Limitation of Liability: LIMITATION OF LIABILITY. EXCEPT FOR THE INDEMNIFICATION FOR THIRD PARTY CLAIMS, ICAREUS’S MAXIMUM LIABILITY FOR ANY ACTION ARISING UNDER THESE TERMS AND CONDITIONS, REGARDLESS OF THE FORM OF ACTION AND WHETHER IN TORT, CONTRACT OR OTHER FORM OF LIABILITY, SHALL IN NO EVENT EXCEED THE ANNUAL SALES GENERATED BY THE SALES PARTNER TO ICAREUS OR IN CASE OF DIRECT CUSTOMER, THE ANNUAL INVOICING FROM THE CUSTOMER UNDER THIS AGREEMENT; IN NO EVENT SHALL ICAREUS BE LIABLE FOR INDIRECT, SPECIAL, INCIDENTAL, OR CONSEQUENTIAL DAMAGES OF ANY KIND, INCLUDING WITHOUT LIMITATION, LOST DATA, LOST PROFITS, OPPORTUNITIES OR CONTRIBUTIONS, LOSS OF USE, GOOD WILL, BUSINESS INTERRUPTION, COST OF COVER, OR OTHER PECUNIARY OR NON- PECUNIARY LOSS, HOWEVER ARISING, EVEN IF ICAREUS HAS BEEN ADVISED OF THE POSSIBILITY OF SUCH DAMAGES. ICAREUS SHALL HAVE NO LIABILITY OR RESPONSIBILITY IN THE EVENT OF ANY LOSS OR INTERRUPTION IN SOFTWARE ACCESS DUE TO CAUSES BEYOND ITS REASONABLE CONTROL OR FORESEEABILITY, SUCH AS LOSS, INTERRUPTION OR FAILURE OF TELECOMMUNICATIONS OR DIGITAL TRANSMISSIONS AND LINKS, INTERNET SLOWDOWN OR FAILURES. THE PARTIES AGREE TO THE ALLOCATION OF RISK SET FORTH HEREIN. BECAUSE SOME STATES DO NOT ALLOW THE EXCLUSION OR LIMITATION OF LIABILITY FOR CONSEQUENTIAL OR INCIDENTAL DAMAGES, THE ABOVE LIMITATION MAY NOT APPLY TO CUSTOMER.

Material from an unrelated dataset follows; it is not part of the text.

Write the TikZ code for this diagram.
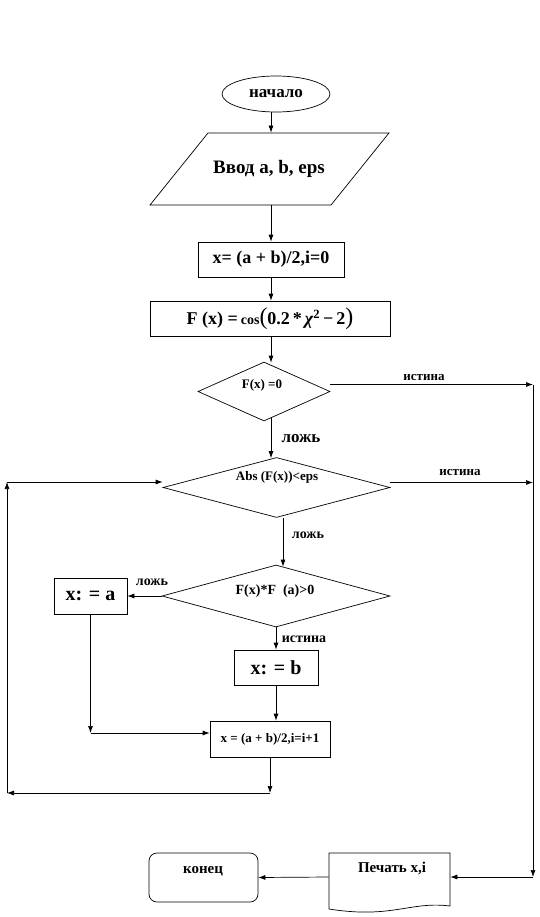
\documentclass[tikz,border=0pt]{standalone}
\usepackage{fontspec}
\setmainfont{Liberation Serif}
\usetikzlibrary{shapes.geometric,arrows.meta,calc}
\newcommand{\fsz}[1]{\fontsize{#1}{#1}\selectfont}
\begin{document}
\begin{tikzpicture}[x=1pt,y=-1pt,line width=0.7pt,
  arr/.style={-{Latex[length=7pt,width=5pt]}},
  box/.style={draw,rectangle,inner sep=0pt,font=\bfseries},
  dia/.style={draw,diamond,inner sep=0pt},
  lbl/.style={font=\bfseries\fsz{13}},
  txt/.style={inner sep=0pt,font=\bfseries}
]
\useasboundingbox[fill=white] (0,0) rectangle (540,917);

% shapes
\node[draw,ellipse,minimum width=108pt,minimum height=36pt,inner sep=0pt,font=\bfseries\fsz{17}] (start) at (276,94) {начало};

\draw (208,133) -- (389,133) -- (331,205) -- (150,205) -- cycle;
\node[inner sep=0pt,minimum width=180pt,minimum height=72pt,font=\bfseries\fsz{19}] (in) at (269,169) {Ввод a, b, eps};

\node[box,minimum width=146pt,minimum height=35pt,font=\bfseries\fsz{18}] (init) at (271,259.5) {x= (a + b)/2,i=0};

\node[box,minimum width=240pt,minimum height=35pt] (fx) at (270,318.5)
  {\fsz{18}F (x) =\,{\fsz{14}cos}{\mdseries\fsz{24}(}0.2\,*\,{\itshape χ}\textsuperscript{2}\,−\,2{\mdseries\fsz{24})}};

\node[dia,minimum width=132pt,minimum height=59pt] (d1) at (264,391.5) {};
\node[txt,font=\bfseries\fsz{13}] (t1) at (262,385) {F(x) =0};

\node[dia,minimum width=227pt,minimum height=60pt] (d2) at (276.5,487.5) {};
\node[txt,font=\bfseries\fsz{13}] (t2) at (277,477) {Abs (F(x))<eps};

\node[dia,minimum width=228pt,minimum height=62pt] (d3) at (276,596) {};
\node[txt,font=\bfseries\fsz{14}] (t3) at (275,591) {F(x)*F\ \ (a)>0};

\node[box,minimum width=73pt,minimum height=36pt,font=\bfseries\fsz{20}] (xa) at (90.5,596) {x: = a};
\node[box,minimum width=84pt,minimum height=35pt,font=\bfseries\fsz{20}] (xb) at (276,667.5) {x: = b};
\node[box,minimum width=120pt,minimum height=36pt,font=\bfseries\fsz{13}] (upd) at (270,739) {x = (a + b)/2,i=i+1};

\draw (329,853) -- (450,853) -- (450,906) .. controls (410,901) and (392,919) .. (329,909) -- cycle;
\node[inner sep=0pt,minimum width=121pt,minimum height=48pt] (pr) at (389.5,877) {};
\node[txt,font=\bfseries\fsz{15}] (tp) at (392,868) {Печать x,i};

\node[draw,rounded corners=8pt,minimum width=109pt,minimum height=49pt,inner sep=0pt] (fin) at (203.5,877.5) {};
\node[txt,font=\bfseries\fsz{15}] (tf) at (203,871) {конец};

% helper coordinates
\coordinate (ax) at (271,0);
\coordinate (rx) at (533,0);
\coordinate (corR) at (533,877);
\coordinate (corA) at (90.5,733);
\coordinate (corB) at (270,793);
\coordinate (corL) at (7,793);
\coordinate (corT) at (7,482);

% connectors
\draw[arr] (start.south -| ax) -- (in.north -| ax);
\draw[arr] (in.south -| ax) -- (init.north -| ax);
\draw[arr] (init.south -| ax) -- (fx.north -| ax);
\draw[arr] (fx.south -| ax) -- ($(d1.north -| ax)+(0,1)$);
\draw[arr] ($(d1.south -| ax)+(0,-3)$) -- ($(d2.north -| ax)+(0,1)$);
\node[lbl,font=\bfseries\fsz{17}] (l1) at (301,439) {ложь};

\draw[arr] ([yshift=7pt]d1.east) -- ([yshift=7pt]d1.east -| rx);
\node[lbl] (l2) at (424,377) {истина};
\draw[arr] ([yshift=5pt]d2.east) -- ([yshift=5pt]d2.east -| rx);
\node[lbl] (l3) at (460,472) {истина};
\draw[arr] ([yshift=7pt]d1.east -| rx) -- (corR);
\draw[arr] (corR) -- (pr.east);
\draw[arr] (pr.west) -- (fin.east);

\draw[arr] (d2.south -| d3.north) ++(7,0) -- ($(d3.north)+(7,2)$);
\node[lbl,font=\bfseries\fsz{14}] (l4) at (308,535) {ложь};

\draw[arr] (d3.west) -- (xa.east);
\node[lbl,font=\bfseries\fsz{14}] (l5) at (152,582) {ложь};

\draw[arr] (d3.south -| xb.north) -- (xb.north);
\node[lbl,font=\bfseries\fsz{14}] (l6) at (304,639) {истина};

\draw[arr] (xb.south) -- (upd.north -| xb.south);
\draw[arr] (xa.south) -- (corA);
\draw[arr] (corA) -- (corA -| upd.west);

\draw[arr] (upd.south) -- (corB);
\draw[arr] (corB) -- (corL);
\draw[arr] (corL) -- (corT);
\draw[arr] (corT) -- (corT -| d2.west);
\end{tikzpicture}
\end{document}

Force Majeure: Except for Customer’s obligation to pay Icareus, neither party shall be liable for any failure to perform its obligations under these Terms & Conditions if prevented from doing so by a cause or causes beyond its control, including without limitation, acts of God or public enemy, failure of suppliers to perform, fire, floods, storms, epidemic or quarantine restrictions, earthquakes, riots or civil commotion, strikes, war, and restraints of government, freight or other embargoes, weather conditions or any failures by Icareus’ subcontractors or suppliers.

No Joint Venture: Nothing in the agreement related to these Terms&Conditions shall be construed as creating a joint venture or any legal entity among the Parties.
No Employment: No contract of employment is deemed to exist by virtue of the Agreement related to these Terms&Conditions between Icareus and any person employed by Cloud Sales Partner or Customer. Therefore, it is expressly understood that Cloud Sales Partner or Customer shall be responsible for any and all taxes and social security and other payments and obligations of employers that are imposed by the Finnish or other European government on account of the performance of the Icareus Suite hereunder and with respect to any taxable income of Cloud Sales Partner or Customer hereunder.